In October 2020 I wrote a longish article titled Layers about the layered implementation that emerged organically from the fifteen years (so far) of work I put into my Diminuto systems programming library that is the underlying platform for much of my C-based work. After thinking more about the "virtuous cycle" I described in that article - where feedback from actual use of Diminuto lead to its evolution and expansion and then subsequent use in even more projects (including some shipping products) - I added an afterword. Upon even more reflection, the afterword got longer and longer. Eventually I decided it merited its own short blog article. This is it.
I wonder from time to time whether I'm the only person still working in C. Then I see the TIOBE Index where C is the #1 most used programming language. I find this remarkable, since my years of PDP-11 experience eons ago lead me to still think of C as a kind of structured PDP-11 assembler language.
C places around fifth in other surveys, which seems about right to me. Although I find Rust challenging to work in, I couldn't criticize anyone for using it for systems-level work. And maybe using Go instead of Java for application work. And I like Python too for non-performance-sensitive high level work.
One of the things I find really mysterious is that organizations who work in C, GNU, and Linux don't seem to put any effort into making C easier, simpler, more reliable, and more productive to use. That's exactly what using Diminuto does for me. I'm not trying to talk C shops into using Diminuto. But but I am arguing that they should do something like what I do with Diminuto. And they could do a lot worse than looking carefully at the layered implementation approach I talk about in this article.
I believe this is another case of the cognitive bias towards prioritizing the short term over the long term. Putting code that is likely to be commonly useful in other projects into a reusable library, along with unit tests, is a pattern that has worked very well for me. But in organizations larger than my tiny one-person company, it requires that the folks managing the project and holding the purse strings see the long term value in that. For most project managers there is no long term. And certainly nothing worth spending resources - schedule and budget - outside of their immediate project and silo.
It also requires enough experience to know what is likely to be more generally useful in the long term; I haven't always gotten that right myself. And once you have a library that is used in multiple projects, changes and maintenance on that library requires more diligence and incurs a higher price, since it affects multiple code bases. An API change that breaks legacy code requires careful consideration indeed to balance the cost of breakage against the cost of technical debt.

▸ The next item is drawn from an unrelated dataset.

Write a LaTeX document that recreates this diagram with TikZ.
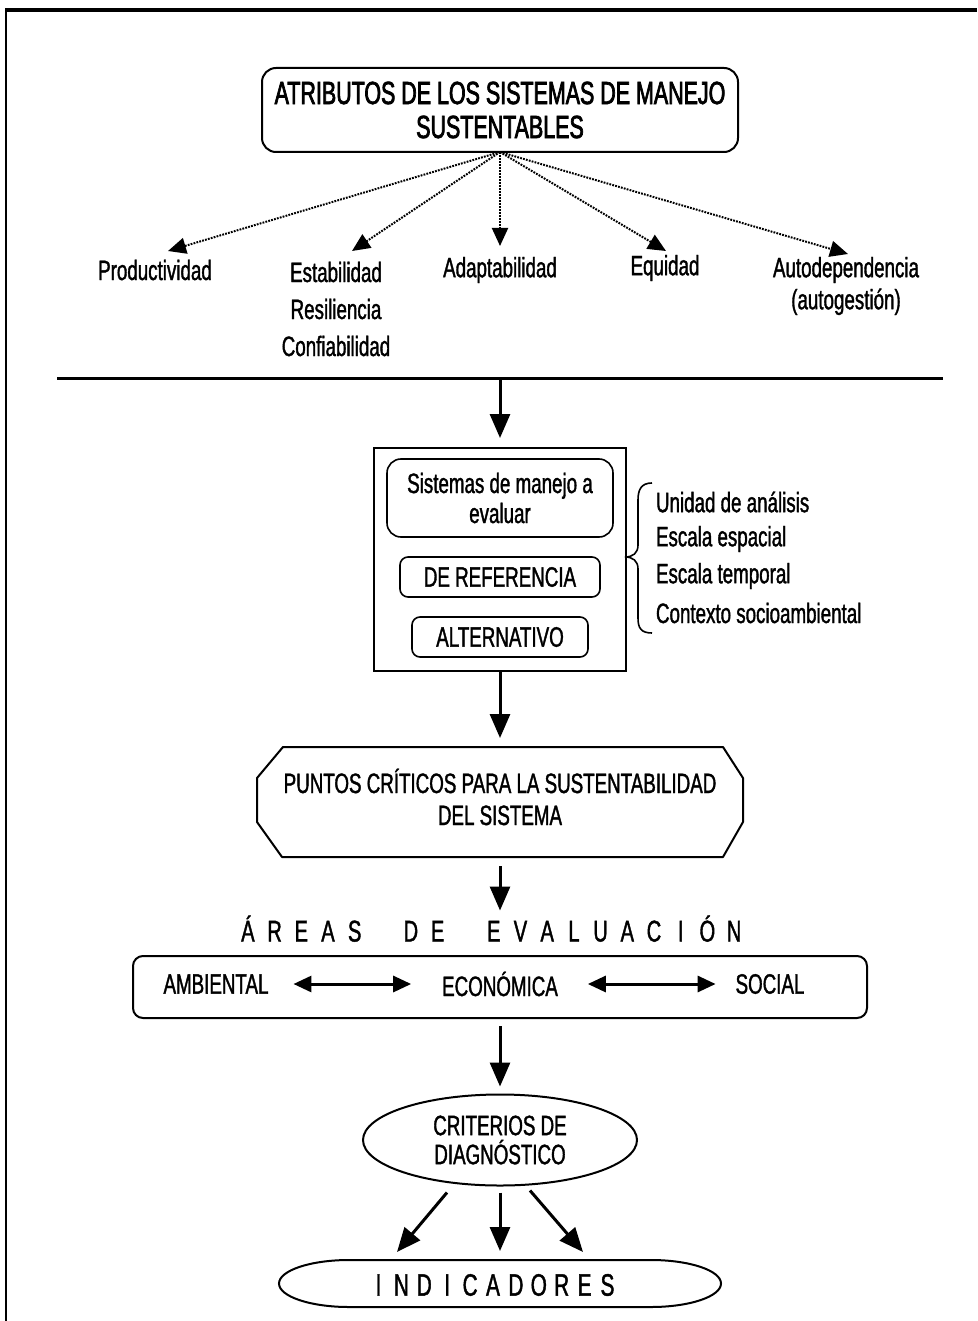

Line managers and developers are typically not incentivized to think long term. Agile processes do not encourage this either. I find it hard to argue against this. It's easy to get side-tracked and take your eye off of the immediate goal. Long term thinking is the job of senior architects and upper management. And as I like to say: if you don't survive in the short term, there is no long term. It's just that in my tiny corporation, I'm both the line developer and the senior architect. I have to pay attention to the tiny details and the big picture.
Balancing short term and long term needs is a hard problem.